Ship the thinnest twin that can do anything useful and let it escalate freely. Its escalation rate is the domain's codifiability, read off reality instead of argued in the abstract. A rate that falls over time means the loop is closing - the recurring residual is being absorbed. A rate that plateaus high means you've hit the non-recurring frontier, and no amount of further encoding will move it. Either way you now have a number, and it came from deployment, not from a meeting.
04 - Relocated, not captured
The strongest defense is specific to how development is shaped. The hardest tacit move in development - hearing the real problem under the stated request - is not assigned to a twin at all. It stays with the builder, live, sitting with the requester. The other hard tacit move - weighing a solution into a coherent whole - stays with the builder by design.
So the two dominant un-codifiable functions are pre-seated in humans who were already present. We never asked the twins to be the tacit part; we took the specialists' rules and left the judgment with the builder. The codifiability of the specialist twins therefore matters far less than a generic codifiability panic implies.
The model does not capture the tacit work. It relocates it onto humans who were already in the room.
The model works wherever the un-codifiable judgment is naturally split across roles that already exist. Development is favorable because it ships with a clean pre-existing split - problem-owner versus solution-owner - and that split lands almost exactly on the codifiable/tacit boundary, distributed across two humans who are both present for independent reasons.
Where the worry bites is the opposite shape: one expert who must both perceive the problem and weigh the solution, with no second human to take half the load - a therapist, a litigator forming case strategy. There every tacit function collapses onto one seat, and the twin must either capture it or escalate everything.
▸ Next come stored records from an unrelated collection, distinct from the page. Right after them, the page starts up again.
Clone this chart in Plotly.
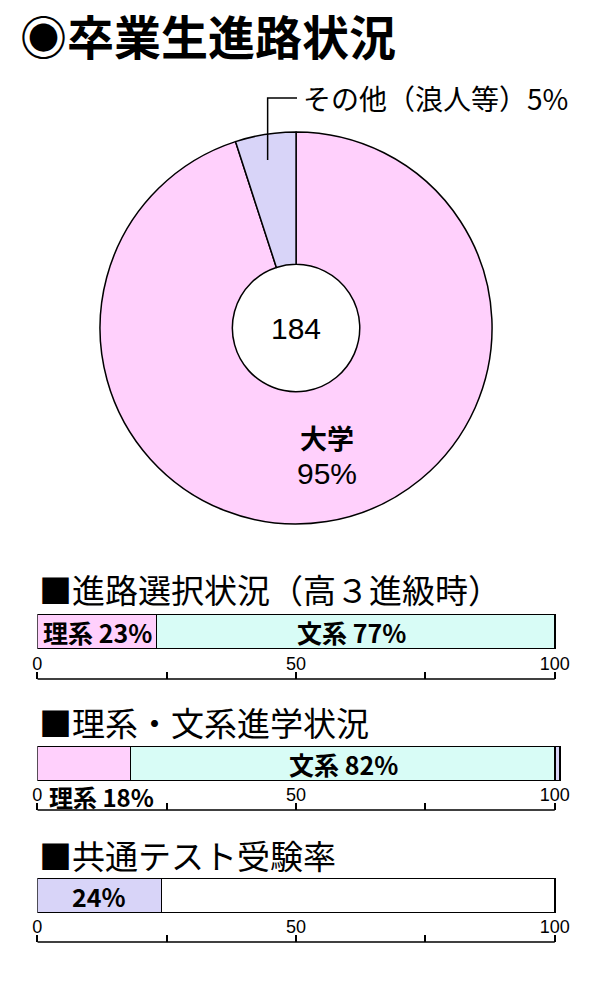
import plotly.graph_objs as go

# 卒業生進路状況
pie_labels = ['大学', 'その他（浪人等）']
pie_values = [95, 5]
pie_total = 184

# 進路選択状況（高3進級時）
choice_labels = ['理系', '文系']
choice_values = [23, 77]

# 理系・文系進学状況
entry_labels = ['理系', '文系', 'その他']
entry_values = [18, 82, 1]

# 共通テスト受験率
test_labels = ['受験', '未受験']
test_values = [24, 76]

tick_vals = [0, 25, 50, 75, 100]
tick_text = ['0', '', '50', '', '100']

PINK = '#ffd0fc'
CYAN = '#d8fcf6'
LAV = '#d8d4f8'
JP = 'Noto Sans CJK JP'
NUM = 'Liberation Sans'

W, H = 600, 1000


def pxx(x):
    return x / W


def pxy(y):
    return 1 - y / H


fig = go.Figure()

fig.add_trace(go.Pie(
    labels=pie_labels,
    values=pie_values,
    hole=0.325,
    sort=False,
    direction='clockwise',
    rotation=0,
    marker=dict(colors=[PINK, LAV], line=dict(color='black', width=1.5)),
    textinfo='none',
    domain=dict(x=[pxx(97), pxx(497)], y=[pxy(528), pxy(128)]),
))

rows = [
    ('2', choice_labels, choice_values, [PINK, CYAN]),
    ('3', entry_labels, entry_values, [PINK, CYAN, LAV]),
    ('4', test_labels, test_values, [LAV, 'white']),
]
for n, labels, values, colors in rows:
    for lab, val, col in zip(labels, values, colors):
        fig.add_trace(go.Bar(
            x=[val], y=[0], orientation='h', name=lab,
            width=1,
            marker=dict(color=col, line=dict(color='black', width=1.5)),
            xaxis='x' + n, yaxis='y' + n,
            hoverinfo='name+x',
        ))

layout = dict(
    width=W, height=H,
    margin=dict(l=0, r=0, t=0, b=0),
    paper_bgcolor='white', plot_bgcolor='white',
    showlegend=False,
    barmode='stack',
)

bar_top = [614, 746, 878]
bar_bot = [649, 781, 913]
base_y = [679, 810, 942]
shapes = []
for i, n in enumerate(['2', '3', '4']):
    layout['yaxis' + n] = dict(
        domain=[pxy(bar_bot[i]), pxy(bar_top[i])],
        range=[-0.5, 0.5], visible=False, fixedrange=True,
    )
    layout['xaxis' + n] = dict(
        domain=[pxx(33), pxx(33 + 528 * 1.015)],
        range=[0, 101.5],
        anchor='free', position=pxy(base_y[i]), side='top',
        tickvals=tick_vals, ticktext=tick_text,
        ticks='outside', ticklen=7, tickwidth=1.5, tickcolor='black',
        ticklabelstandoff=-5,
        tickfont=dict(family=NUM, size=18, color='black'),
        showline=False, showgrid=False, zeroline=False, fixedrange=True,
    )
    shapes.append(dict(
        type='line', xref='x' + n, yref='paper',
        x0=0, x1=100, y0=pxy(base_y[i]), y1=pxy(base_y[i]),
        line=dict(color='black', width=1.5),
    ))

# leader line for その他
shapes.append(dict(
    type='path', xref='paper', yref='paper',
    path='M %f,%f L %f,%f L %f,%f' % (pxx(298), pxy(98), pxx(268), pxy(98),
                                      pxx(268), pxy(160)),
    line=dict(color='black', width=1.5),
))
layout['shapes'] = shapes


def note(text, x, y, size, bold=False, family=JP, xanchor='center'):
    if bold:
        text = '<b>' + text + '</b>'
    return dict(text=text, x=pxx(x), y=pxy(y), xref='paper', yref='paper',
                xanchor=xanchor, yanchor='middle', showarrow=False,
                font=dict(family=family, size=size, color='black'))


annotations = [
    note('◉卒業生進路状況', 13, 34, 47, bold=True, xanchor='left'),
    note('%s%d%%' % (pie_labels[1], pie_values[1]), 302, 98, 28, xanchor='left'),
    note(str(pie_total), 297, 328, 30, family=NUM),
    note('<b>%s</b><br><span style="font-family:%s;font-size:30px">%d%%</span>'
         % (pie_labels[0], NUM, pie_values[0]), 329, 454, 27),
    note('■進路選択状況（高３進級時）', 33, 589, 33, xanchor='left'),
    note('%s %d%%' % (choice_labels[0], choice_values[0]), 94, 632, 25, bold=True),
    note('%s %d%%' % (choice_labels[1], choice_values[1]), 354, 632, 25, bold=True),
    note('■理系・文系進学状況', 33, 722, 33, xanchor='left'),
    note('%s %d%%' % (entry_labels[0], entry_values[0]), 98, 796, 24, bold=True),
    note('%s %d%%' % (entry_labels[1], entry_values[1]), 345, 764, 25, bold=True),
    note('■共通テスト受験率', 33, 855, 33, xanchor='left'),
    note('%d%%' % test_values[0], 96, 896, 25, bold=True),
]
layout['annotations'] = annotations

fig.update_layout(layout)
# drop the browser's default 8px body margin so the figure sits at (0, 0)
fig.write_html('out.html', config={'displayModeBar': False},
               post_script="document.body.style.margin='0';")
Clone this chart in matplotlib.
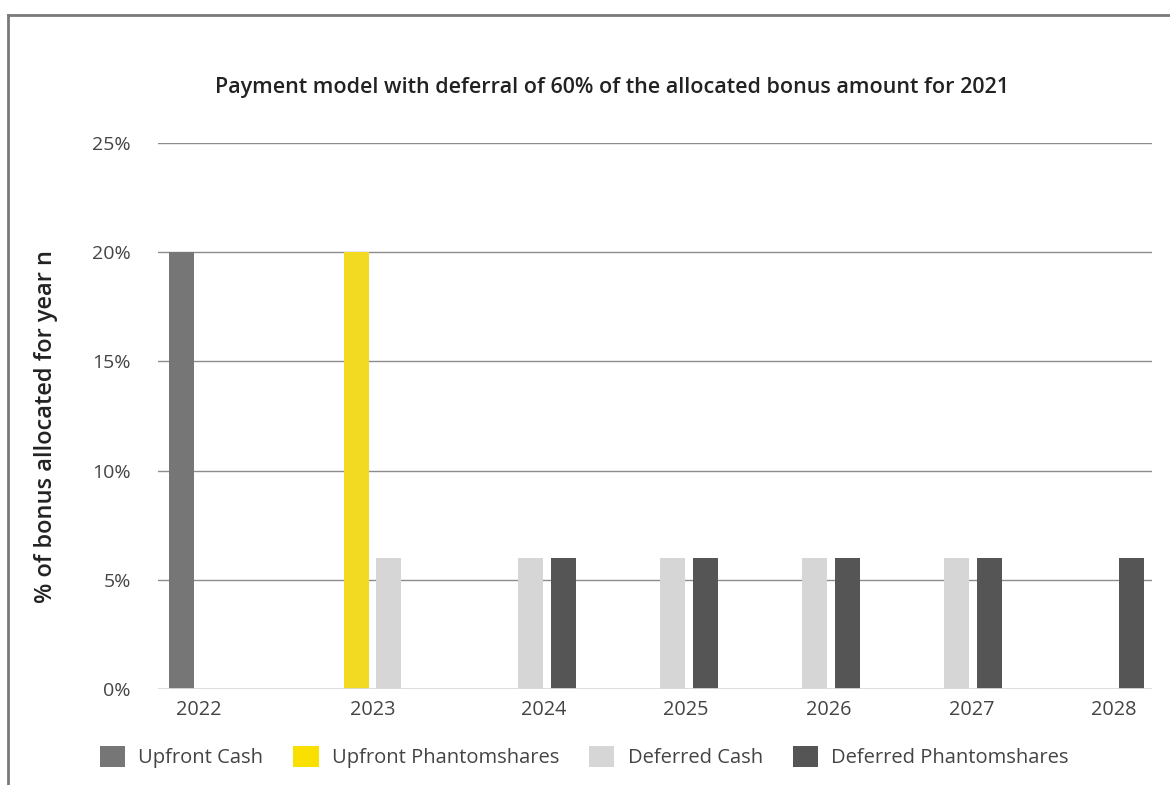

The model works wherever the un-codifiable judgment is naturally split across roles that already exist.
05 - The split
The residual itself splits in two, and the halves behave differently.
Reading a room, sensing the real need, weighing competing goods. A literacy-level builder can hold this, because it is a general human skill. The structure handles it for free.
The security expert who senses a vulnerability class they cannot fully state, the data modeler who knows a schema will hurt in two years, the performance engineer who smells the bottleneck. It can't be relocated onto a generalist, and it can't be ruled into a twin - if it could be a check, it would already be one.
If a domain's trained-perception edge fires rarely, the model holds and the twin bought almost everything. If it fires every other feature, the specialist's calendar is back in the loop and the twin bought little.
The generalist tacit load is handled cleanly and for free; the trained-perception load is handled only to the degree that it is rare. That rate is the thing to measure, not assume.